[Begin Given information]

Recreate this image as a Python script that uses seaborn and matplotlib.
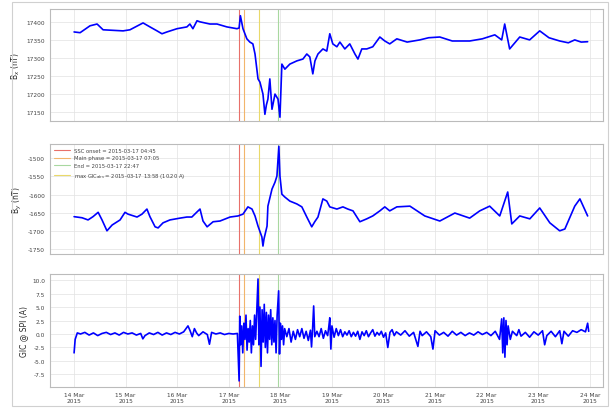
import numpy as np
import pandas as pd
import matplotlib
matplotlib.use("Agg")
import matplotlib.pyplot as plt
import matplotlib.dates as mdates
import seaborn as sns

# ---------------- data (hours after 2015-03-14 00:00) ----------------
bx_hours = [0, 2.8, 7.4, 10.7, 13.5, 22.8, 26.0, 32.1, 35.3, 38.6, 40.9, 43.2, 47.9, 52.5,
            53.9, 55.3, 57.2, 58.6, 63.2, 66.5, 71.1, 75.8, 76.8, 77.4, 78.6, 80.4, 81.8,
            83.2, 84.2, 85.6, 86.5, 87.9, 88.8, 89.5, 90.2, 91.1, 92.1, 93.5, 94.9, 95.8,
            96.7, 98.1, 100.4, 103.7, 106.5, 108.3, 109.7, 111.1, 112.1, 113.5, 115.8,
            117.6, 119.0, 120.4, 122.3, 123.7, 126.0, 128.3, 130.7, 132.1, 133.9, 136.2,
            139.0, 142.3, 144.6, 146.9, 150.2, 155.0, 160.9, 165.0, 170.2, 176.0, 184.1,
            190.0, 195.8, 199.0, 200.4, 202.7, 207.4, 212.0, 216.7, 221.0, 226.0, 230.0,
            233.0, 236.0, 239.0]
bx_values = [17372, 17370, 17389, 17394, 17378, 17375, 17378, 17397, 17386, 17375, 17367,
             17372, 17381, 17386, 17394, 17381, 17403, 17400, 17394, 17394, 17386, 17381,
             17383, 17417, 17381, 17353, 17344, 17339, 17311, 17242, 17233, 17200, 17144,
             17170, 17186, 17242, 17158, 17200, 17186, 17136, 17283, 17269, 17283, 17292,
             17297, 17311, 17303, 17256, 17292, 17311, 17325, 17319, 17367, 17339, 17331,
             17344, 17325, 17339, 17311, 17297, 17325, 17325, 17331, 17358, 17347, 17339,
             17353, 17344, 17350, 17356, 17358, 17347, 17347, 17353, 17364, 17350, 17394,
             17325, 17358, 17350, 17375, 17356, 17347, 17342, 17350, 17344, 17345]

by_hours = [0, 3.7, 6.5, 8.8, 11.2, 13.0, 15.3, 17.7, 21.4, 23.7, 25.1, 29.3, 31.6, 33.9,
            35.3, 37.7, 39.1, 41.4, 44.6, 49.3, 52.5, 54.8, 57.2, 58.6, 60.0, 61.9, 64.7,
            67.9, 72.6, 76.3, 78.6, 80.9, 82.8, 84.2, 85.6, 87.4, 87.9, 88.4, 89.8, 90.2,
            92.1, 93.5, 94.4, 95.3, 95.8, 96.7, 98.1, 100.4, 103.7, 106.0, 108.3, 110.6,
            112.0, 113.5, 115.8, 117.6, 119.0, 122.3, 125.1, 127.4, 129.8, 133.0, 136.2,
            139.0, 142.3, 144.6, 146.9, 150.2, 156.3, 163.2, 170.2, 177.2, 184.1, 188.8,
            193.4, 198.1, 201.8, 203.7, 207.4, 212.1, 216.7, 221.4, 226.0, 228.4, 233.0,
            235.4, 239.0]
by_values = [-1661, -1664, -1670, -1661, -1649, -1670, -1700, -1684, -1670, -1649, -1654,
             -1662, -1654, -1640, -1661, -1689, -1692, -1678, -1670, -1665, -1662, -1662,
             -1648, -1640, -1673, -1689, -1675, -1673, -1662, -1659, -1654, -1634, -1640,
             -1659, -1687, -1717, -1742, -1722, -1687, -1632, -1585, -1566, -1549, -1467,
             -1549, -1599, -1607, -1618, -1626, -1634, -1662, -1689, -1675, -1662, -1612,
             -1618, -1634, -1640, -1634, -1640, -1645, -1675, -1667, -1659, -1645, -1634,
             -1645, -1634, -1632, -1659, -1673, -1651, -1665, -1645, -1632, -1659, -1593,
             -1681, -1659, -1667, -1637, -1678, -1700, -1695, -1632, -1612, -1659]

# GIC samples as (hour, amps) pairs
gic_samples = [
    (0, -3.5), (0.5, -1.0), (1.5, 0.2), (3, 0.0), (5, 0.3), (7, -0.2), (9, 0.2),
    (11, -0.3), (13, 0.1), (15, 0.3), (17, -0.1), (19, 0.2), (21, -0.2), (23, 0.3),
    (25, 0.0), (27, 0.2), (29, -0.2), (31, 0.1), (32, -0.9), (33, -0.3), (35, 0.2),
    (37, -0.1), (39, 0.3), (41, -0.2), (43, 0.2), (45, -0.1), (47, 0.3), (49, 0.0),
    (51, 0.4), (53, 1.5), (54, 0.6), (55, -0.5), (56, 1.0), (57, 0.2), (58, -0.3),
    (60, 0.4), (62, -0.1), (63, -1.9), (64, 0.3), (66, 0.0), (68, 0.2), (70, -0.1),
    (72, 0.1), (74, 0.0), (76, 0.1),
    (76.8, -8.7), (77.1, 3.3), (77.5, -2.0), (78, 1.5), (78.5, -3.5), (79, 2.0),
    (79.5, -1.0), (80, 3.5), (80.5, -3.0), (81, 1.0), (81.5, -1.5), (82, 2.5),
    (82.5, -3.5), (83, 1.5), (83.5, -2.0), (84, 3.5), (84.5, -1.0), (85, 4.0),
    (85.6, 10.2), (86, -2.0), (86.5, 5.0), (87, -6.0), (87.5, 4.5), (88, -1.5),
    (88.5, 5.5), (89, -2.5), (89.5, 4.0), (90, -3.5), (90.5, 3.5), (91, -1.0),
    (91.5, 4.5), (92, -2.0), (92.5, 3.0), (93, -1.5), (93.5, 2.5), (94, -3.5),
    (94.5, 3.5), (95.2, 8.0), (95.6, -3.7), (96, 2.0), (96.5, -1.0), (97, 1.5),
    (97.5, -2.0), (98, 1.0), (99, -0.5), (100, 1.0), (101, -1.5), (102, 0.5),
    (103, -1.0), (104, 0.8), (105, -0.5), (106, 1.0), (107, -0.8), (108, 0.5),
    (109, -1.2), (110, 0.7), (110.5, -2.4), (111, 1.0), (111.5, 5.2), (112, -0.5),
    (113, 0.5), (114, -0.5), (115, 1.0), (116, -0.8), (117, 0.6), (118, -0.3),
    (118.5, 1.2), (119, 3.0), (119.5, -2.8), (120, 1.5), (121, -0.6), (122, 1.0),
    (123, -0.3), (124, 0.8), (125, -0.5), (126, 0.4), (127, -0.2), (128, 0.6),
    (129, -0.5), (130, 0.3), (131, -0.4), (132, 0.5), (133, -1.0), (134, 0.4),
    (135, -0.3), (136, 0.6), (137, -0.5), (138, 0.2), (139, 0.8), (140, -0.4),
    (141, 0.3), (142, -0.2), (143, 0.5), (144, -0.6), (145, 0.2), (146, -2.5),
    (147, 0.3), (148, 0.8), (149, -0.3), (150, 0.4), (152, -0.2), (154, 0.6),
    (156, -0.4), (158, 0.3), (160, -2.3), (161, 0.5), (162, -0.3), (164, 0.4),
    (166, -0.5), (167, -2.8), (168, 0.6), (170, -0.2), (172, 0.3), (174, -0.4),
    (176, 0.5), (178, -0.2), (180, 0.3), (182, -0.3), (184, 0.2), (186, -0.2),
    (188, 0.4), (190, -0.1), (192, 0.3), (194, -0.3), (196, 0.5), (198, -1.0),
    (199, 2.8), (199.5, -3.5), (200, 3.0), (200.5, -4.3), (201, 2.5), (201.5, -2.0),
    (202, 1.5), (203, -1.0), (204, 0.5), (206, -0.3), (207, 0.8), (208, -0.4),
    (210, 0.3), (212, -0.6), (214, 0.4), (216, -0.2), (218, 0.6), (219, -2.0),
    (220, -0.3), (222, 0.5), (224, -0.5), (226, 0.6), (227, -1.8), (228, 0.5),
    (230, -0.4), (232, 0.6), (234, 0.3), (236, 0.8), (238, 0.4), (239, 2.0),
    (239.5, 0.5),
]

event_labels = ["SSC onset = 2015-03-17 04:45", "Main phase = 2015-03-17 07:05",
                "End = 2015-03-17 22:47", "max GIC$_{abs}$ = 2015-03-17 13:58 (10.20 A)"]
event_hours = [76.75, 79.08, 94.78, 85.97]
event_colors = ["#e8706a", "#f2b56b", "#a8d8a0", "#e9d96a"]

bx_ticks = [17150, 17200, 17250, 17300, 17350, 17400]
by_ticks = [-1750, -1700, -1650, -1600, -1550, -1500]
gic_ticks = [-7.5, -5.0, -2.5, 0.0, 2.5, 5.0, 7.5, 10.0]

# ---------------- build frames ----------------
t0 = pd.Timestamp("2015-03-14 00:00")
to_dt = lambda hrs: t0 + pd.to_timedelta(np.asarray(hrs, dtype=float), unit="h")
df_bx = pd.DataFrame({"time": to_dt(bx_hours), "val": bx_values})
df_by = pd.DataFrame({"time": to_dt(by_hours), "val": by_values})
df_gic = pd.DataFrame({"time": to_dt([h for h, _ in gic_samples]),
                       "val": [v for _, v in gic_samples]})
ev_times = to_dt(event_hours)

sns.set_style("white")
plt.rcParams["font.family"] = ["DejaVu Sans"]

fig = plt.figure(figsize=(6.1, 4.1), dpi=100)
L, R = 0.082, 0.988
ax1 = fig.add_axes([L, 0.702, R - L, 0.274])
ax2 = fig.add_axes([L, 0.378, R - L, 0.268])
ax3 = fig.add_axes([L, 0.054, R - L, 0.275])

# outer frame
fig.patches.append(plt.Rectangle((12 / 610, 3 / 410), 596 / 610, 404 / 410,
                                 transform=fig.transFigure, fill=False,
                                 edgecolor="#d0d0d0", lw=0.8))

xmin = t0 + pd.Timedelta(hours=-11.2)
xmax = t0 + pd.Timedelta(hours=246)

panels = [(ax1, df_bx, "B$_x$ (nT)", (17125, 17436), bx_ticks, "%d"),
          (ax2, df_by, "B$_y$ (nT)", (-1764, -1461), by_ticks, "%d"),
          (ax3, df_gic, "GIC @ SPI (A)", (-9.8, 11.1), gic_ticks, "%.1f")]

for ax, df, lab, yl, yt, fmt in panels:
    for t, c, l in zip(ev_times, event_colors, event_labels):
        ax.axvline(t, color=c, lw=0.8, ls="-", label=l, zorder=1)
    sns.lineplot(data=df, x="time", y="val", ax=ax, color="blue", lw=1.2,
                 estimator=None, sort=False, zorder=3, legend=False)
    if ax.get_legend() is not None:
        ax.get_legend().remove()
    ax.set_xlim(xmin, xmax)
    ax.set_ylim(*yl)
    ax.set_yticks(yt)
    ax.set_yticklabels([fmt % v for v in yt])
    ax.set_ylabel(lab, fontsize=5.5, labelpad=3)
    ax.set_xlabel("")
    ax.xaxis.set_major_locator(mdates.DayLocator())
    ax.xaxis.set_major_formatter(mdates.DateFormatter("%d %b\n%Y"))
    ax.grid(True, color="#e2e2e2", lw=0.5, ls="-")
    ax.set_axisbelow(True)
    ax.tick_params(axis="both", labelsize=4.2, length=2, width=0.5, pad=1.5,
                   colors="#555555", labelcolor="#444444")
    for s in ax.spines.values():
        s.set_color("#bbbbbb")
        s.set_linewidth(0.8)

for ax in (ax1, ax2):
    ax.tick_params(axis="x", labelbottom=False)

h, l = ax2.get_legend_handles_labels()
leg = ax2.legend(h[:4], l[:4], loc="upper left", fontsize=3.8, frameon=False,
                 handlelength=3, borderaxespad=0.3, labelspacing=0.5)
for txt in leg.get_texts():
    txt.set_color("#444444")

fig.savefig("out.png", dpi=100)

[End Given information]

Work to do:
Set out every line from the material that contains the string "seaborn".

Solution:
Recreate this image as a Python script that uses seaborn and matplotlib.
import seaborn as sns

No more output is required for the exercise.